Only One Woman In The World

There was indeed a story there, but it took nearly a decade of finessing before Gilligan could make it a reality. Pluribus brings Gilligan back to his sci-fi roots, more than 20 years after he concluded his work with The X-Files. But he didn’t intend to make this his big return to the genre; it just happened that sci-fi was the best vehicle for a story like Pluribus. “I was intrigued by this character. I was intrigued by the world, and the world presented itself as science fiction. You can’t really explain what happens in Pluribus without the aid of science fiction. So that’s where we wound up. I never made an active choice to get back to science fiction,” Gilligan says. “Having said that, I love being back in the science fiction realm.
“I think the world needs to see her starring in her own story.”
But first, he had to finish his time in the crime world of New Mexico. Back in 2015, Gilligan was in the process of premiering the Breaking Bad spinoff, which would go on to air for six critically acclaimed seasons. Better Call Saul would earn dozens of accolades and nominations (also setting the record for the most-nominated show to never win an Emmy), with Seehorn in particular becoming a breakout star. Audiences fell in love with Seehorn’s Kim Wexler, and Gilligan did too — it was then, as he developed his idea further, that he decided to change the main character of this new show from a man to a woman and write it with Seehorn in mind. “God knows she deserves it!” Gilligan says.
And could this be the role that earns Seehorn the Emmy she long deserved for Better Call Saul? When I ask Gilligan this, he says he “would love to see that,” but almost thinks that having a legion of fans rooting for you is better than any award.
“Hardware aside, I think the world needs to see her starring in her own story,” Gilligan says. “And I think it's long past time for that to happen, and I'm so happy to be able to do that with her.”
A New Kind of Anti-Hero

As for Seehorn, she’s ecstatic to be working with Gilligan again, and to be playing a character as different from Kim Wexler as can be.
“I absolutely love the Kim Wexler character and always will,” Seehorn says. “But not only is it fun to play a character as an actor that’s polar opposites as to the one you just played, it actually probably would’ve felt a little daunting to play one that was in the shadow of her. So I was really excited to create one from whole cloth with Vince.”
Seehorn’s new character, Carol Sturka, a romance author and the so-called most miserable person on Earth, is angry and brash, whereas Kim is cool and controlled, and mean and occasionally cruel, where Kim had a strong moral compass.
“I made a joke the other day. I was like, Kim would definitely win at poker and Carol would lose, every time,” Seehorn says.

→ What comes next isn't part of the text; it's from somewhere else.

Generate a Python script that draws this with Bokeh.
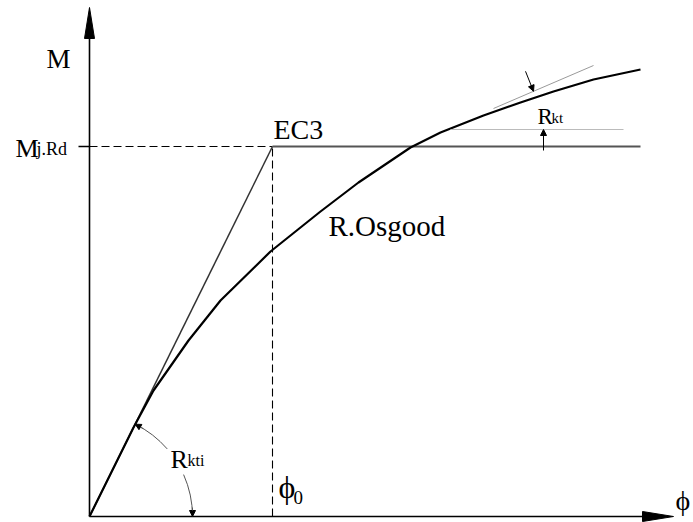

Gilligan is no stranger to writing anti-heroes, but the premise around Pluribus is predicated on his new protagonist’s unlikability. But that’s something that he’s excited to see audiences deal and grapple with.
“Likability is a funny thing. We do best when we ignore it, I think, and probably that’s a good analogy for real life too,” Gilligan says. “A lot of us spend our days worrying about being likable. And what has set us free in the writers room at first with Walter White, played by Bryan Cranston, and now with Rhea Seehorn playing Carol Sturka, we don’t worry about it. We just go where the story takes us.”
“Likability is a funny thing.”
But among the pantheon of his unlikable characters — which include the all-time great TV characters like Walter White and Saul Goodman — Gilligan has a real soft spot for Carol Sturka. “[There’s] the old Groucho Marx saying: She wouldn’t want to be in a club that would have her as a member. She’s got all that kind of stuff. She drinks too much. She does not want to save the world, but she feels that it has to be saved. So, ill-equipped as she may be to save the world, she’s going to do her best to save it. And I love that about her. I love the fact that she’s tenacious. She doesn’t give up. I find her far more lovable than unlikable. And I hope audiences do too.”